I have followed the simple setup instructions exactly:

Unfortunately, the api pod never successfully passes the initial stage of checking the database migrations. The api pod gives the following error message: waiting for postgres:5432 without a timeout postgres:5432 is available after 0 seconds
not untarring the bundle
[process service types] [ 'MAIN_BACKEND', 'DB_CONNECTOR', 'DB_SSH_CONNECTOR' ]
Failing checking database migrations
(node:17) UnhandledPromiseRejectionWarning: SequelizeConnectionError: password authentication failed for user "retool_internal_user"
    at /snapshot/retool_development/node_modules/sequelize/lib/dialects/postgres/connection-manager.js:182:24
    at Connection.connectingErrorHandler (/snapshot/retool_development/node_modules/pg/lib/client.js:194:14)
    at Connection.emit (events.js:314:20)
    at Socket.<anonymous> (/snapshot/retool_development/node_modules/pg/lib/connection.js:134:12)
    at Socket.emit (events.js:314:20)
    at addChunk (_stream_readable.js:297:12)
    at readableAddChunk (_stream_readable.js:272:9)
    at Socket.Readable.push (_stream_readable.js:213:10)
    at TCP.onStreamRead (internal/stream_base_commons.js:188:23)
(node:17) UnhandledPromiseRejectionWarning: Unhandled promise rejection. This error originated either by throwing inside of an async function without a catch block, or by rejecting a promise which was not handled with .catch(). To terminate the node process on unhandled promise rejection, use the CLI flag `--unhandled-rejections=strict` (see (rejection id: 1)
(node:17) [DEP0018] DeprecationWarning: Unhandled promise rejections are deprecated. In the future, promise rejections that are not handled will terminate the Node.js process with a non-zero exit code.
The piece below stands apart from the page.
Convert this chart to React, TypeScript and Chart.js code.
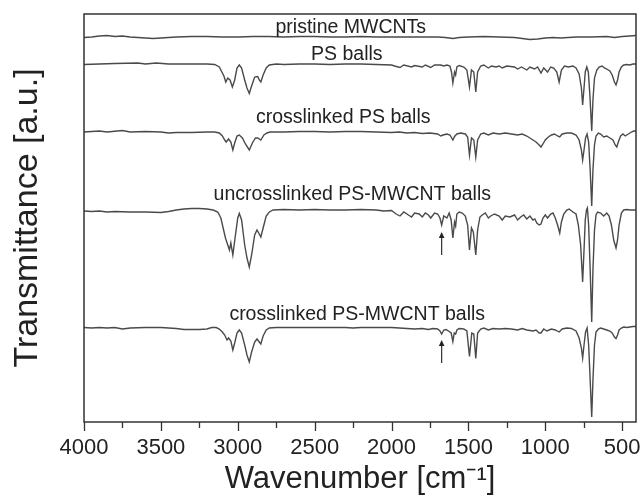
import { useEffect, useRef } from "react";
import { Chart, registerables } from "chart.js";

Chart.register(...registerables);

// ---- axis ticks (wavenumber, cm^-1) ----
const xTickValues = [4000, 3500, 3000, 2500, 2000, 1500, 1000, 500];
const xMinorTickValues = [3750, 3250, 2750, 2250, 1750, 1250, 750];

// ---- series names and vertical offsets (a.u.) ----
const seriesNames = [
  "pristine MWCNTs",
  "PS balls",
  "crosslinked PS balls",
  "uncrosslinked PS-MWCNT balls",
  "crosslinked PS-MWCNT balls",
];
const seriesOffsets = [385, 358, 290, 212, 94];

// ---- spectra: [wavenumber, relative transmittance] ----
const pristineMWCNTs: [number, number][] = [
  [4000, -0.5], [3950, 0], [3900, 1], [3850, 1.5], [3800, 0.5], [3750, 1], [3700, 0], [3650, -0.5],
  [3600, -1], [3550, -1.5], [3500, -1], [3450, -0.5], [3400, 0], [3300, 0.5], [3200, 0.5], [3100, 0],
  [3000, 0], [2900, 0.5], [2800, 0.5], [2700, 0], [2600, 0.5], [2500, 0.5], [2400, 0], [2300, 0],
  [2200, 0.5], [2100, 0], [2000, 0], [1900, 0], [1800, 0], [1700, 0], [1650, -0.5], [1600, -1.5],
  [1560, -0.5], [1500, 0], [1400, 0.5], [1300, 0], [1200, -0.5], [1150, -1.5], [1100, -2.5], [1050, -2],
  [1000, -1], [950, -0.5], [900, -1], [850, -0.5], [800, 0], [700, 0], [600, 0.5], [550, -0.5],
  [500, 0.5], [450, 1], [410, 1.5],
];

const psBalls: [number, number][] = [
  [4000, -0.5], [3900, 0], [3800, 0.5], [3650, 1], [3600, 0], [3530, 1], [3450, 0], [3300, 0],
  [3200, 0], [3150, -0.5], [3120, -3], [3100, -9], [3090, -12], [3078, -18], [3065, -14], [3050, -16],
  [3035, -23], [3020, -16], [3005, -4], [2990, -1], [2975, -4], [2955, -16], [2940, -24], [2925, -29.5],
  [2910, -22], [2890, -13], [2870, -12.5], [2860, -16], [2850, -18], [2835, -11], [2815, -4], [2795, -1],
  [2750, 0], [2700, -0.5], [2600, 0], [2500, 0], [2400, -0.5], [2300, 0], [2200, 0], [2100, -0.5],
  [2000, -1], [1980, -2], [1945, -3.5], [1920, -1], [1870, -3], [1850, -1.5], [1800, -3], [1780, -1],
  [1745, -3.5], [1720, -1], [1680, -1], [1660, -2], [1640, -1], [1620, -2], [1610, -8], [1601, -19],
  [1590, -8], [1583, -11], [1575, -3], [1560, -1.5], [1530, -3], [1510, -6], [1493, -23], [1480, -6],
  [1465, -8], [1452, -28], [1440, -8], [1420, -2], [1400, -1], [1370, -4], [1350, -2], [1320, -3],
  [1300, -2], [1280, -4], [1250, -2], [1200, -3], [1180, -5], [1155, -3], [1120, -6], [1100, -3],
  [1070, -5], [1050, -3], [1028, -9], [1010, -4], [985, -8], [965, -3], [945, -4], [925, -8],
  [910, -18], [895, -6], [875, -2], [850, -3], [820, -2], [800, -4], [780, -10], [765, -24],
  [757, -41], [748, -24], [740, -8], [730, -3], [720, -8], [710, -31], [698, -67], [690, -36],
  [680, -14], [665, -6], [650, -3], [630, -2], [615, -4], [600, -5], [580, -7], [565, -11],
  [550, -18], [540, -21], [530, -16], [520, -8], [505, -3], [490, -1], [470, -0.5], [450, -1],
  [430, 0], [410, 0],
];

const crosslinkedPSBalls: [number, number][] = [
  [4000, 0], [3950, 0.5], [3900, 1], [3850, 0], [3750, 1.5], [3700, 0], [3600, 0.5], [3500, 0],
  [3450, -1], [3400, -0.5], [3300, -0.5], [3200, 0], [3150, 0], [3120, -1], [3100, -4], [3085, -8],
  [3075, -10], [3060, -7], [3045, -10], [3032, -18], [3020, -11], [3005, -4], [2990, -3], [2970, -6],
  [2950, -12], [2925, -18], [2905, -11], [2885, -6], [2870, -6], [2850, -8], [2830, -3], [2810, -1],
  [2790, 0], [2700, 0], [2600, 0.5], [2500, 0.5], [2400, 0], [2300, 0.5], [2200, 0.5], [2100, 0],
  [2000, -0.5], [1950, 0], [1900, -1], [1850, -0.5], [1800, -1.5], [1750, -1], [1700, -2], [1680, -4],
  [1665, -3], [1640, -2], [1620, -3], [1601, -8], [1590, -4.5], [1575, -2], [1550, -1], [1520, -2],
  [1505, -5], [1493, -23], [1480, -6], [1465, -8], [1452, -25], [1440, -8], [1420, -2], [1400, -1],
  [1370, -3], [1340, -1], [1300, -2], [1260, -1], [1220, -2], [1180, -3], [1150, -2], [1120, -4],
  [1090, -7], [1060, -10], [1040, -13], [1028, -15], [1015, -12], [1000, -8], [980, -5], [960, -3],
  [940, -2], [920, -4], [906, -5], [890, -2], [860, -1], [830, -1], [800, -3], [780, -8],
  [765, -18], [757, -28], [748, -18], [738, -6], [728, -2], [718, -10], [708, -38], [698, -74],
  [690, -38], [680, -13], [670, -4], [655, -1], [640, -2], [620, -5], [600, -4], [580, -6],
  [560, -8], [545, -13], [535, -15], [525, -10], [510, -4], [495, -2], [480, -4], [460, -2],
  [440, 0], [425, 1], [410, 1],
];

const uncrosslinkedPSMWCNT: [number, number][] = [
  [4000, -1], [3950, -1.5], [3900, -1], [3850, -2], [3800, -1.5], [3700, -2], [3600, -2], [3500, -2.5],
  [3450, -1.5], [3400, 0], [3350, 1], [3300, 1.5], [3250, 1.5], [3200, 1], [3160, 0], [3130, -2],
  [3110, -8], [3095, -18], [3080, -28], [3065, -35], [3054, -40], [3045, -33], [3032, -45], [3015, -25],
  [3000, -8], [2990, -3.5], [2975, -10], [2955, -35], [2940, -48], [2925, -57], [2910, -45], [2890, -25],
  [2875, -20], [2860, -24], [2850, -27], [2835, -18], [2815, -6], [2795, -2], [2770, 0], [2700, 0.5],
  [2600, 0], [2500, 0.5], [2400, 0], [2300, 0], [2200, 0.5], [2100, 0], [2050, -1], [2000, -0.5],
  [1970, -4], [1945, -6], [1920, -2], [1890, -5], [1870, -7], [1850, -3], [1820, -4], [1800, -7],
  [1780, -3], [1760, -5], [1745, -8], [1720, -3], [1700, -4], [1685, -8], [1674, -15], [1660, -6],
  [1640, -8], [1625, -3], [1612, -10], [1601, -28], [1590, -12], [1583, -16], [1575, -4], [1560, -2],
  [1540, -3], [1520, -6], [1505, -15], [1493, -40], [1480, -18], [1468, -22], [1452, -45], [1440, -20],
  [1425, -7], [1410, -5], [1390, -3], [1370, -8], [1355, -6], [1330, -4], [1300, -6], [1280, -10],
  [1260, -6], [1230, -7], [1200, -5], [1180, -10], [1160, -7], [1140, -5], [1120, -9], [1100, -6],
  [1080, -10], [1068, -9], [1055, -13], [1040, -15], [1028, -14], [1015, -8], [1000, -5], [985, -8],
  [965, -4], [950, -3], [935, -8], [920, -15], [906, -23], [895, -12], [880, -4], [860, 0],
  [845, 1], [820, -2], [800, -4], [785, -15], [770, -35], [757, -72], [748, -40], [740, -10],
  [732, 0], [726, 2], [718, -15], [708, -60], [698, -112], [690, -60], [680, -20], [670, -5],
  [660, -2], [640, -3], [620, -6], [600, -3], [585, -6], [570, -15], [555, -30], [540, -38],
  [530, -30], [520, -15], [505, -3], [490, 0], [470, 0.5], [450, 0], [430, 0], [410, 0],
];

const crosslinkedPSMWCNT: [number, number][] = [
  [4000, 0.5], [3950, 0], [3900, 0.5], [3850, 0], [3800, 0.5], [3750, -1], [3700, 0], [3600, 0.5],
  [3500, 0.5], [3400, -0.5], [3350, -1.5], [3250, -1.5], [3200, -1], [3170, 0.5], [3140, 0.5], [3120, -1],
  [3100, -4], [3085, -7], [3070, -12], [3060, -10], [3045, -13], [3032, -22], [3020, -15], [3005, -5],
  [2990, -2], [2975, -5], [2955, -17], [2940, -27], [2925, -34], [2910, -24], [2890, -14], [2875, -11],
  [2860, -14], [2850, -16], [2835, -8], [2815, -2], [2795, 0], [2750, 0.5], [2700, 0.5], [2600, 0.5],
  [2500, 0.5], [2400, 0.5], [2300, 0.5], [2250, 0], [2200, 0.5], [2100, 0.5], [2000, 0.5], [1950, 0],
  [1900, -0.5], [1850, -1], [1800, -0.5], [1760, -1.5], [1730, -0.5], [1700, -1], [1685, -3], [1674, -6],
  [1660, -2], [1645, -1.5], [1630, -3], [1612, -5], [1601, -13.5], [1592, -5], [1583, -6], [1575, -2],
  [1560, -0.5], [1530, -1], [1510, -3], [1493, -28.5], [1478, -5], [1465, -6], [1452, -30.5], [1440, -5],
  [1420, -1], [1400, 0], [1370, -2], [1340, -0.5], [1300, -1], [1260, -0.5], [1220, -1], [1180, -2],
  [1150, -0.5], [1120, -2], [1080, -3], [1060, -2], [1040, -5], [1028, -5], [1010, -1], [990, -3],
  [960, -1], [935, -2], [910, -4], [890, -1], [860, 0], [830, -0.5], [800, -3], [780, -10],
  [765, -20], [757, -30], [748, -17], [738, -4], [728, 0], [718, -17], [708, -52], [698, -89],
  [690, -52], [680, -17], [670, -4], [655, -1], [640, 0], [620, -1], [600, -2], [580, -3],
  [565, -5], [550, -9], [540, -10.5], [530, -7], [520, -2], [505, 0], [490, 1], [470, 0.5],
  [450, 1], [430, 1.5], [410, 1.5],
];

const spectra = [pristineMWCNTs, psBalls, crosslinkedPSBalls, uncrosslinkedPSMWCNT, crosslinkedPSMWCNT];

// ---- label anchors (wavenumber, a.u.) ----
const labelWavenumbers = [2265, 2291, 2314, 2255, 2223];
const labelLevels = [394, 367, 304, 227, 107];

// ---- arrows marking the 1674 cm^-1 band ----
const arrowWavenumbers = [1674, 1674];
const arrowTails = [167, 59];
const arrowHeads = [190, 82];

const FONT = '"Liberation Sans", Arial, Helvetica, sans-serif';
const LINE = "#4a4a4a";
const INK = "#222222";

const decorPlugin = {
  id: "decor",
  afterDraw(chart: any) {
    const { ctx, chartArea: a } = chart;
    const x = chart.scales.x;
    const y = chart.scales.y;
    ctx.save();
    // frame
    ctx.strokeStyle = "#333333";
    ctx.lineWidth = 1.5;
    ctx.strokeRect(a.left, a.top, a.right - a.left, a.bottom - a.top);
    // ticks (outward)
    ctx.lineWidth = 1.3;
    ctx.beginPath();
    xTickValues.forEach((v) => {
      const px = Math.round(x.getPixelForValue(v)) + 0.5;
      ctx.moveTo(px, a.bottom);
      ctx.lineTo(px, a.bottom + 9);
    });
    xMinorTickValues.forEach((v) => {
      const px = Math.round(x.getPixelForValue(v)) + 0.5;
      ctx.moveTo(px, a.bottom);
      ctx.lineTo(px, a.bottom + 6);
    });
    ctx.stroke();
    // series labels
    ctx.fillStyle = INK;
    ctx.font = `19.5px ${FONT}`;
    ctx.textAlign = "center";
    ctx.textBaseline = "middle";
    seriesNames.forEach((name, i) => {
      ctx.fillText(name, x.getPixelForValue(labelWavenumbers[i]), y.getPixelForValue(labelLevels[i]));
    });
    // arrows
    ctx.strokeStyle = "#333333";
    ctx.fillStyle = "#222222";
    ctx.lineWidth = 1.2;
    arrowWavenumbers.forEach((w, i) => {
      const px = x.getPixelForValue(w);
      const yt = y.getPixelForValue(arrowTails[i]);
      const yh = y.getPixelForValue(arrowHeads[i]);
      ctx.beginPath();
      ctx.moveTo(px, yt);
      ctx.lineTo(px, yh + 5);
      ctx.stroke();
      ctx.beginPath();
      ctx.moveTo(px, yh);
      ctx.lineTo(px - 2.8, yh + 6);
      ctx.lineTo(px + 2.8, yh + 6);
      ctx.closePath();
      ctx.fill();
    });
    ctx.restore();
  },
};

export default function App() {
  const canvasRef = useRef<HTMLCanvasElement | null>(null);

  useEffect(() => {
    const canvas = canvasRef.current;
    if (!canvas) return;
    const datasets = spectra.map((s, i) => ({
      label: seriesNames[i],
      data: s.map(([w, t]) => ({ x: w, y: seriesOffsets[i] + t })),
      borderColor: LINE,
      borderWidth: 1.4,
      pointRadius: 0,
      fill: false,
      tension: 0,
    }));
    const chart = new Chart(canvas, {
      type: "line",
      data: { datasets },
      plugins: [decorPlugin],
      options: {
        animation: false,
        responsive: false,
        maintainAspectRatio: false,
        devicePixelRatio: 1,
        layout: { padding: { left: 0, top: 14, right: 6, bottom: 0 } },
        plugins: { legend: { display: false }, tooltip: { enabled: false } },
        scales: {
          x: {
            type: "linear",
            reverse: true,
            min: 410,
            max: 4000,
            grid: { display: false },
            border: { display: false },
            afterBuildTicks: (scale: any) => {
              scale.ticks = xTickValues.map((v) => ({ value: v }));
            },
            afterFit: (scale: any) => {
              scale.height = 76;
              scale.paddingLeft = 0;
              scale.paddingRight = 0;
            },
            ticks: {
              autoSkip: false,
              maxRotation: 0,
              padding: 5,
              color: INK,
              font: { family: FONT, size: 22 },
              callback: (v: any) => String(v),
            },
            title: {
              display: true,
              text: "Wavenumber [cm⁻¹]",
              color: INK,
              font: { family: FONT, size: 31 },
              padding: { top: 0, bottom: 0 },
            },
          },
          y: {
            type: "linear",
            min: 0,
            max: 408,
            grid: { display: false },
            border: { display: false },
            ticks: { display: false },
            afterFit: (scale: any) => {
              scale.width = 84;
              scale.paddingTop = 0;
              scale.paddingBottom = 0;
            },
            title: {
              display: true,
              text: "Transmittance [a.u.]",
              color: INK,
              font: { family: FONT, size: 34 },
              padding: { top: 7, bottom: 0 },
            },
          },
        },
      },
    });
    return () => chart.destroy();
  }, []);

  return (
    <div style={{ position: "absolute", left: 0, top: 0, width: 642, height: 498, background: "#fff" }}>
      <canvas ref={canvasRef} width={642} height={498} style={{ display: "block", width: 642, height: 498 }} />
    </div>
  );
}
Every time it restarts, this corresponding error message appears in the postgres pod:

2022-07-29 14:34:59.020 UTC [110] LOG:  incomplete startup packet
2022-07-29 14:34:59.670 UTC [111] FATAL:  password authentication failed for user "retool_internal_user"
2022-07-29 14:34:59.670 UTC [111] DETAIL:  Password does not match for user "retool_internal_user".
	Connection matched pg_hba.conf line 95: "host all all all md5"

The api pod is clearly connecting to the postgres pod (given the error message that appears for each startup attempt).

Naturally it looks like the password is the problem, but I've checked the environment variables in both the postgres pod and the api pod, and the POSTGRES_PASSWORD is identical in both cases.

I tried connecting to the postgres database both by port-forward and by exec in the pod. In both cases I am able to connect to the hammerhead_production database using retool_internal_user. The database is empty.

The only strange thing is that I can connect as retool_internal_user using any password or no password, even when I'm port-forwarding from my local terminal -- not sure if that's normal.

I tried tryretool/backend:2.92.9 and tryretool/backend:2.94.9 -- same error in both cases. I am running on GKE.

The setup looked so impressively simple!! But I've wasted more than an hour poking around everywhere trying to figure out where the problem is.

I hope I'm just missing something stupid...?

Thanks in advance for any help.

C. Hamer

I tried again from scratch with version 2.93.9 and it worked.

Hey @chamer!

Good to hear you were able to get things up and running from scratch with 2.93.9. Are you able to successfully update to 2.94.9 or 2.95.3?

The password issue is one that sometimes occurs if the database is initialized and then the password is changed afterward in the retool-secrets.yaml file in which case it needs to be reset to whatever it was initialized as. We've also seen it be the case that there's a separate error occurring so checking for additional error logs can help here as well. Not sure if either of those are applicable here though :thinking:

Yes, I did upgrade it to 2.95.3.

I think my issue was just some error in the secrets.yaml file (with the underlying issue that I tried to do it at the end of the day on a Friday before a long weekend :stuck_out_tongue_winking_eye: ).

After starting from scratch the following Tuesday morning, everything has run fine without any issues.